Port 6443: What's Using It and Is It Safe to Kill?

Port 6443 is the Kubernetes API server port. Here's what listens on it on a Mac, whether it's safe to stop, and how to find it.

Port 6443 is the standard port for the Kubernetes API server, the control plane that every kubectl command talks to. On a Mac, a listener on 6443 means a local Kubernetes cluster is running.

What typically listens on port 6443

  • Docker Desktop Kubernetes: Its built-in cluster exposes the API server on 6443.
  • minikube, kind, k3s: Local cluster tools run the API server here.
  • Remote clusters: Connecting to a managed cluster uses outbound 6443.

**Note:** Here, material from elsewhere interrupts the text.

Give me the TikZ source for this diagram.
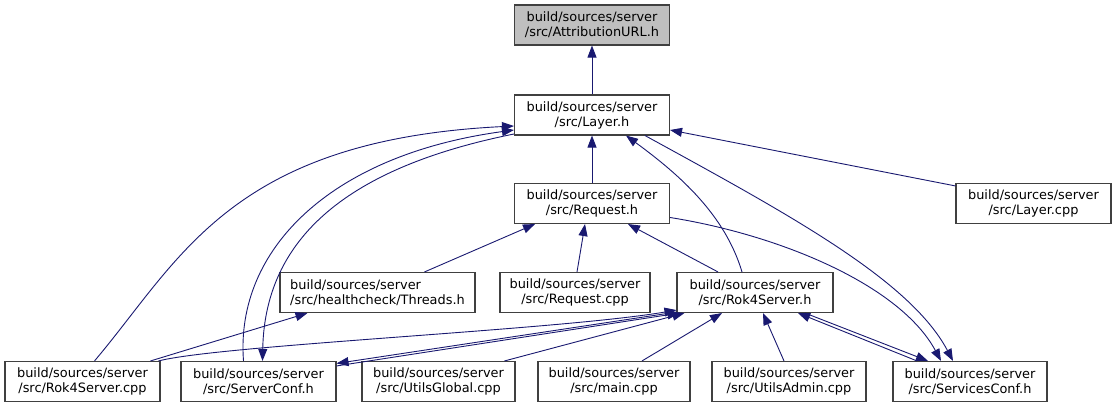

It’s in the registered range (1024-49151). The API server is supervised by your Kubernetes tooling, not a stray process.

Is it safe to kill?

Don’t kill it directly. The API server is managed by whatever runs your local cluster, so it will restart, and force-killing it can leave the cluster in a bad state. Stop the cluster the proper way instead:

minikube stop

Or turn off Kubernetes in Docker Desktop’s settings, depending on what you use.

Is it suspicious?

If you run local Kubernetes, no. If you don’t and see 6443 listening, it’s usually Docker Desktop with Kubernetes accidentally enabled. Check the owning process and your Docker Desktop settings.

How to find what’s on port 6443 on macOS

lsof -i :6443

The COMMAND column tells you which cluster tool owns it. Stop the cluster through that tool rather than killing the process.

Portie shows port 6443 with its owning process in its live view, so you can confirm which Kubernetes setup is running.

Common questions

What is using port 6443 on my Mac?

Port 6443 is the Kubernetes API server. On a Mac it usually means a local cluster from Docker Desktop, minikube, kind, or k3s is running. Run lsof -i :6443 to confirm.

Is it safe to kill the process on port 6443?

Don't kill it directly. The API server is managed by your local Kubernetes tooling. Stop the cluster the proper way, for example by quitting Docker Desktop or running minikube stop.

Why is port 6443 open when I'm not using Kubernetes?

Docker Desktop's built-in Kubernetes, if enabled, keeps the API server on 6443 running in the background. Turn Kubernetes off in Docker Desktop settings to close it.